## Data provided

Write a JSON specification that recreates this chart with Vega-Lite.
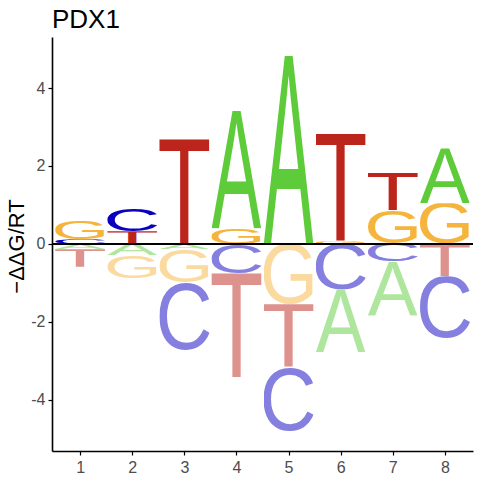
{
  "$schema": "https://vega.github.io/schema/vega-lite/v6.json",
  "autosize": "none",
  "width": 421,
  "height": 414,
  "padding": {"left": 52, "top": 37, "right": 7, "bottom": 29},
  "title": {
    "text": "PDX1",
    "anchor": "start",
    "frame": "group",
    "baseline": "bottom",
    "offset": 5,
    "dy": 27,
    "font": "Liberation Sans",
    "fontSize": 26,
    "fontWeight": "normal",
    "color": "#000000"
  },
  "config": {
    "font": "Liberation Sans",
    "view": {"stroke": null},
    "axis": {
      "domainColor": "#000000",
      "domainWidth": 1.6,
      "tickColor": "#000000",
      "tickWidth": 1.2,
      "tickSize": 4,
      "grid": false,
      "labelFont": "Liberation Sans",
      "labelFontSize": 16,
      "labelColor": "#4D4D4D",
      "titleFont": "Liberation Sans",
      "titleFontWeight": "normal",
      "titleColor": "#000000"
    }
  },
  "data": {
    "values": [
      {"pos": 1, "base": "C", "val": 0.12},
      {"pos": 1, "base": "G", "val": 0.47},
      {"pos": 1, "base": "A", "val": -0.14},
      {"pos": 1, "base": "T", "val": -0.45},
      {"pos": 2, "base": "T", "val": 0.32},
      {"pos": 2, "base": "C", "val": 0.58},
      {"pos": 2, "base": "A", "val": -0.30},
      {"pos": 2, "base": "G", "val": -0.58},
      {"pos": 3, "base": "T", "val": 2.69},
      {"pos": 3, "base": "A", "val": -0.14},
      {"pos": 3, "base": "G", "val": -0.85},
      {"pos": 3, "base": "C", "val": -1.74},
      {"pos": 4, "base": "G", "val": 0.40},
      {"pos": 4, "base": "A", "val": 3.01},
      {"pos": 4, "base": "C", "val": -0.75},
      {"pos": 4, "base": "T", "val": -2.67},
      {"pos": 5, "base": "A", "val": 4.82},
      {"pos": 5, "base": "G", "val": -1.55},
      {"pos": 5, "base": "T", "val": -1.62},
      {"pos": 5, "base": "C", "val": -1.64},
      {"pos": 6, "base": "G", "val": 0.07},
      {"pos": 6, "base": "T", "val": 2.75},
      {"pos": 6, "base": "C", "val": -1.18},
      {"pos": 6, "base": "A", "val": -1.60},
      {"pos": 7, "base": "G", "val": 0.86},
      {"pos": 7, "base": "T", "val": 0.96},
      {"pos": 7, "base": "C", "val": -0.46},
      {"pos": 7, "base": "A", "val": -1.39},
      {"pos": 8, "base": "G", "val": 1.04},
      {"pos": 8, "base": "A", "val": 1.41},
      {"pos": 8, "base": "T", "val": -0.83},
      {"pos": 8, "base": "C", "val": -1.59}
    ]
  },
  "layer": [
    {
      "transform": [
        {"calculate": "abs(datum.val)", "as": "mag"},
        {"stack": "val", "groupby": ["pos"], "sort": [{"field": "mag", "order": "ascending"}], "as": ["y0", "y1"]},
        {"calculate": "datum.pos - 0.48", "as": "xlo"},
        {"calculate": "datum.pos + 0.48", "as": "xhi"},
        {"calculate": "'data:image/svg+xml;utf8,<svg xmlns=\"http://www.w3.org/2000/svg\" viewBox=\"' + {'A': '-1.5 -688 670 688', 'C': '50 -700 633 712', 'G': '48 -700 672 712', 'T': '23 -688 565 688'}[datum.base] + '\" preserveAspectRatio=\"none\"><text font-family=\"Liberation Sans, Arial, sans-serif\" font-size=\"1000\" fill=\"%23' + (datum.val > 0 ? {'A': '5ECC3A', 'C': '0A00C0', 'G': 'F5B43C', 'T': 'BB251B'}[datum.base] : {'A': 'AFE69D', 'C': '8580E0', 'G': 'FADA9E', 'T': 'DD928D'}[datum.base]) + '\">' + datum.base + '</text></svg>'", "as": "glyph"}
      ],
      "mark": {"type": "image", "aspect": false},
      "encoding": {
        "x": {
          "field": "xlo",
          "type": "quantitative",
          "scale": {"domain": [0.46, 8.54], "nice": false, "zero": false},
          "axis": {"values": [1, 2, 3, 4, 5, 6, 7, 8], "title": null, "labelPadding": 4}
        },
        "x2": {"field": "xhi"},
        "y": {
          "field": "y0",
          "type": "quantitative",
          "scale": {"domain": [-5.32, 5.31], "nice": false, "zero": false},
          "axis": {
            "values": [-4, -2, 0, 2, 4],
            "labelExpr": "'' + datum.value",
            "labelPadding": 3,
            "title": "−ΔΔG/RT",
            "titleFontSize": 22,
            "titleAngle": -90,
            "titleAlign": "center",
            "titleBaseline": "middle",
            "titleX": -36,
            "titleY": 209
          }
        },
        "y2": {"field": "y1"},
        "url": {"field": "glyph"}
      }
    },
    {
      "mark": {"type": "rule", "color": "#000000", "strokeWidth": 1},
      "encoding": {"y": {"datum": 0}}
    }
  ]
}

* * *

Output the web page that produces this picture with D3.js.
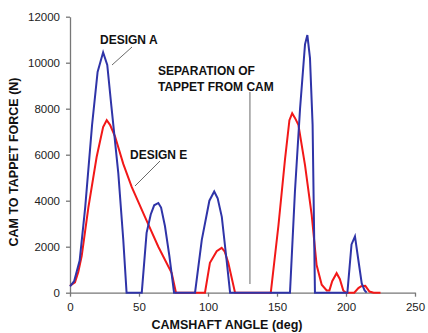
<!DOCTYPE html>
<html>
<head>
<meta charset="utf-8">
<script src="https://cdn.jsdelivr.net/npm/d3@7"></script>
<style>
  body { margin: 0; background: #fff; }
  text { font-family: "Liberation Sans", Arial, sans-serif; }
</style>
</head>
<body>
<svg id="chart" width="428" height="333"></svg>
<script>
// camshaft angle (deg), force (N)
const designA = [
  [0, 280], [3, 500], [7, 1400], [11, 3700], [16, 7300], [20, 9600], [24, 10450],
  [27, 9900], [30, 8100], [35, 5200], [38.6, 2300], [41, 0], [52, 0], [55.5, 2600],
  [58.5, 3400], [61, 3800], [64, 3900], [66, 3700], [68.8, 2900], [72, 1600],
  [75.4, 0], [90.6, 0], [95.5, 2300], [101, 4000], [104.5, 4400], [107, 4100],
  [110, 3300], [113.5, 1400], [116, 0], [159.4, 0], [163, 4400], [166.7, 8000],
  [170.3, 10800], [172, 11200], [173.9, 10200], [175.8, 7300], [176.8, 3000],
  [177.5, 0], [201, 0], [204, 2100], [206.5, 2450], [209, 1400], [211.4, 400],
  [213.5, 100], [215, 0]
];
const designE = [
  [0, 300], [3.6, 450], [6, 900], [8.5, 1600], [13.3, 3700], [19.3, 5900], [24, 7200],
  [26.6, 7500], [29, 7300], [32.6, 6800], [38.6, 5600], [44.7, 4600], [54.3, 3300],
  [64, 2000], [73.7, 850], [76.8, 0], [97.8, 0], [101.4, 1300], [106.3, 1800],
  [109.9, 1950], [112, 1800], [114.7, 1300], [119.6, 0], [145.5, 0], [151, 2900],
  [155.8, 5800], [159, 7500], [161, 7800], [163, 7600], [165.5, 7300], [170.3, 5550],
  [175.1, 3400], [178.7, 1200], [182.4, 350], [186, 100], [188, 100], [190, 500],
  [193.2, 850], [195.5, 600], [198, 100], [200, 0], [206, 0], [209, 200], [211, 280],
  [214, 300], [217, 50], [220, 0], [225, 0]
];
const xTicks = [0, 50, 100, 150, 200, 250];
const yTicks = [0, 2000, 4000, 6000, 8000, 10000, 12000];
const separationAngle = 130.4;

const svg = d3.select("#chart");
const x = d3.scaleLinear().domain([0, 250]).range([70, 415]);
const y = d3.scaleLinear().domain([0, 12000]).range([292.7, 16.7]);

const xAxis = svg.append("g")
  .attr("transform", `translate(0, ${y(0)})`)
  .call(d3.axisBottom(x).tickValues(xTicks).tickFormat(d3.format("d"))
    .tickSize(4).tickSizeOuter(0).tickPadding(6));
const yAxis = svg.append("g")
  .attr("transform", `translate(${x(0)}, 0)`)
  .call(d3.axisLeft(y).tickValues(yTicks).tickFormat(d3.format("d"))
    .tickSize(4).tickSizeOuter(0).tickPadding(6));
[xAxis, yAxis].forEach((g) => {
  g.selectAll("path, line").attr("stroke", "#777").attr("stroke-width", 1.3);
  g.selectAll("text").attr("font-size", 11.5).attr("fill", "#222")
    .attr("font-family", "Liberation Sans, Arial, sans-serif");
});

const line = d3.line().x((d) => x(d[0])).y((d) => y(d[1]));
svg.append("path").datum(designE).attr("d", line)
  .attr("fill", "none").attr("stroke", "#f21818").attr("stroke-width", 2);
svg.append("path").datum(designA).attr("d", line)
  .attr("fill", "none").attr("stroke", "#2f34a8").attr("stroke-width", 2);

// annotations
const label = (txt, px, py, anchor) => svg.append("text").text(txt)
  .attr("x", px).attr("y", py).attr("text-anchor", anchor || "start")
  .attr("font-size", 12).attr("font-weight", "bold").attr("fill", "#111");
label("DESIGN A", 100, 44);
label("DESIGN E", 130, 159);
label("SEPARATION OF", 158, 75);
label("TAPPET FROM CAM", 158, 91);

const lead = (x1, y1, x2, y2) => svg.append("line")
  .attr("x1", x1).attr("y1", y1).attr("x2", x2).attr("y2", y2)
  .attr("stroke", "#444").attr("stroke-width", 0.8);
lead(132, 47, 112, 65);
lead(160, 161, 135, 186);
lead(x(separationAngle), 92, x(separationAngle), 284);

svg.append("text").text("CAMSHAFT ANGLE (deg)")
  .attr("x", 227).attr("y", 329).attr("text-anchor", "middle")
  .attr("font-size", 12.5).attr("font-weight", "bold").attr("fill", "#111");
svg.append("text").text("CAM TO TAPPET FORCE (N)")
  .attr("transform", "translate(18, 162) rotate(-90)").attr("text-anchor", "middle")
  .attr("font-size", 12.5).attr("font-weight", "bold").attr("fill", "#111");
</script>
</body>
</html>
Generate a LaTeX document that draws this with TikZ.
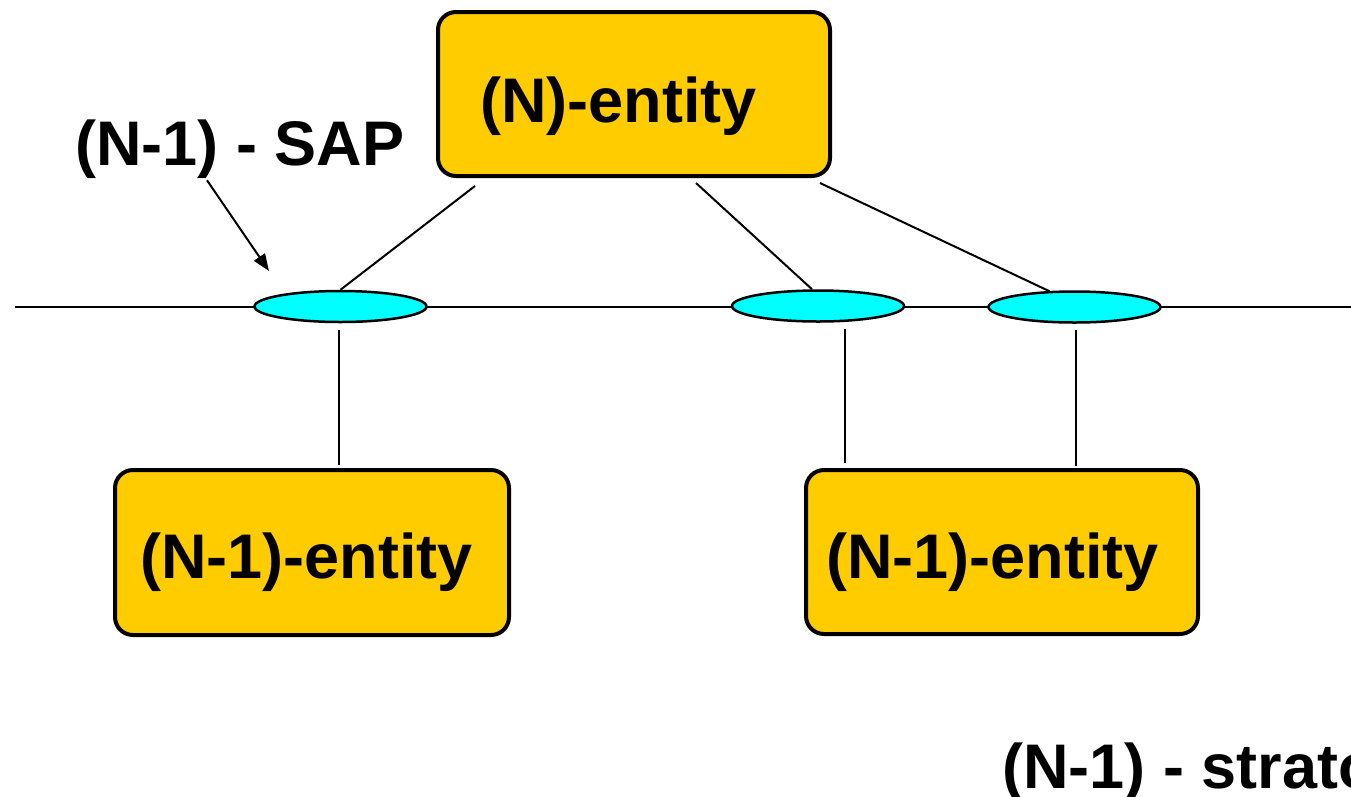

--

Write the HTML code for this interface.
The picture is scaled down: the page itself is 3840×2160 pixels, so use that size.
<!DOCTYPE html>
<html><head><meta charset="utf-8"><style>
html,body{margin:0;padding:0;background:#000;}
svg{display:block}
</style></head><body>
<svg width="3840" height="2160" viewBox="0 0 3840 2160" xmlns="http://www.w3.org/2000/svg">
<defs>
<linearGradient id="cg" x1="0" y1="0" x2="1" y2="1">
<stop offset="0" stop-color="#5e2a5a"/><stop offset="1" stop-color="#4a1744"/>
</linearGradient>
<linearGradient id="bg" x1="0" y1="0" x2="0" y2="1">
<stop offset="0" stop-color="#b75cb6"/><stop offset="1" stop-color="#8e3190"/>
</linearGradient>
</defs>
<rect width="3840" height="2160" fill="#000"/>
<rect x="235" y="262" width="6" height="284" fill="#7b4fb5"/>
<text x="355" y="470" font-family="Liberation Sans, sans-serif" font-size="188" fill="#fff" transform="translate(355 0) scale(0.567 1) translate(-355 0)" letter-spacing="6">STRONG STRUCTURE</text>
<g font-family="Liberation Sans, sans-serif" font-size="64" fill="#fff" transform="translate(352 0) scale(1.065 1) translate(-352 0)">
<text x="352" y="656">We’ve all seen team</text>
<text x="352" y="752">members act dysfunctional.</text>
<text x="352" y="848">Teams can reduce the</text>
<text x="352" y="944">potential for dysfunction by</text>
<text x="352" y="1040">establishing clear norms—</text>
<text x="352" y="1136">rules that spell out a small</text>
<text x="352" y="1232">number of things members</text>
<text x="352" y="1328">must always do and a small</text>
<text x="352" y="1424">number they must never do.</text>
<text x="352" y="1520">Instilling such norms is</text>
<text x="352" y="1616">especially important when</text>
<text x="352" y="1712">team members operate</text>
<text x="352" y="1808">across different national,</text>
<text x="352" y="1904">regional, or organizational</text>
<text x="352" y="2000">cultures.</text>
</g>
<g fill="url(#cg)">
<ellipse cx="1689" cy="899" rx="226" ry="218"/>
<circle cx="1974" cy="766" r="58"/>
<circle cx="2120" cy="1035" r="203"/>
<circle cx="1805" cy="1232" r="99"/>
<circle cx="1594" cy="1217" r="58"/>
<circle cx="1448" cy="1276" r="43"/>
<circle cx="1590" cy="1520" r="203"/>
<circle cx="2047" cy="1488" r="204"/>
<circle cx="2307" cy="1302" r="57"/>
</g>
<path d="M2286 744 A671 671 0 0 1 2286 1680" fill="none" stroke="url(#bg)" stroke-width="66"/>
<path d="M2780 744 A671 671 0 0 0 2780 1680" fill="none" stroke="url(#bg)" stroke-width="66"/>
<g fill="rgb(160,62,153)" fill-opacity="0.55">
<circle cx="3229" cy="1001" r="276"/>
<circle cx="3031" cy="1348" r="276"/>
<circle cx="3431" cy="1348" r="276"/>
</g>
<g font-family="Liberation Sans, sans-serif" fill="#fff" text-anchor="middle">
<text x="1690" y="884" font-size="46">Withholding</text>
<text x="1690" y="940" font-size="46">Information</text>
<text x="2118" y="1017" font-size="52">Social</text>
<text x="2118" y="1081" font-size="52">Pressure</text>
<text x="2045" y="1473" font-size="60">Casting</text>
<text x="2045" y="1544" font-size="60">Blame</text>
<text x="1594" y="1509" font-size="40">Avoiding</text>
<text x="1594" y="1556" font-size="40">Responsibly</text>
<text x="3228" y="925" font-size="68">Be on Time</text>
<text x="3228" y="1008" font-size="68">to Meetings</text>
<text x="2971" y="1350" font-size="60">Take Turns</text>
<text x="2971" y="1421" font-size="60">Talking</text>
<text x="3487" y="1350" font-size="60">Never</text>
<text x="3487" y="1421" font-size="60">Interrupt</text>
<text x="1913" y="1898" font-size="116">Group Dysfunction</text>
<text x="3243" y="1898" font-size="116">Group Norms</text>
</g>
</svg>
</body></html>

## Task requirements
Identify every line holding the word "picture" and copy it out.

## Problem solution
Output the web page that produces this picture with D3.js.
The picture is scaled down: the page itself is 3840×2160 pixels, so use that size.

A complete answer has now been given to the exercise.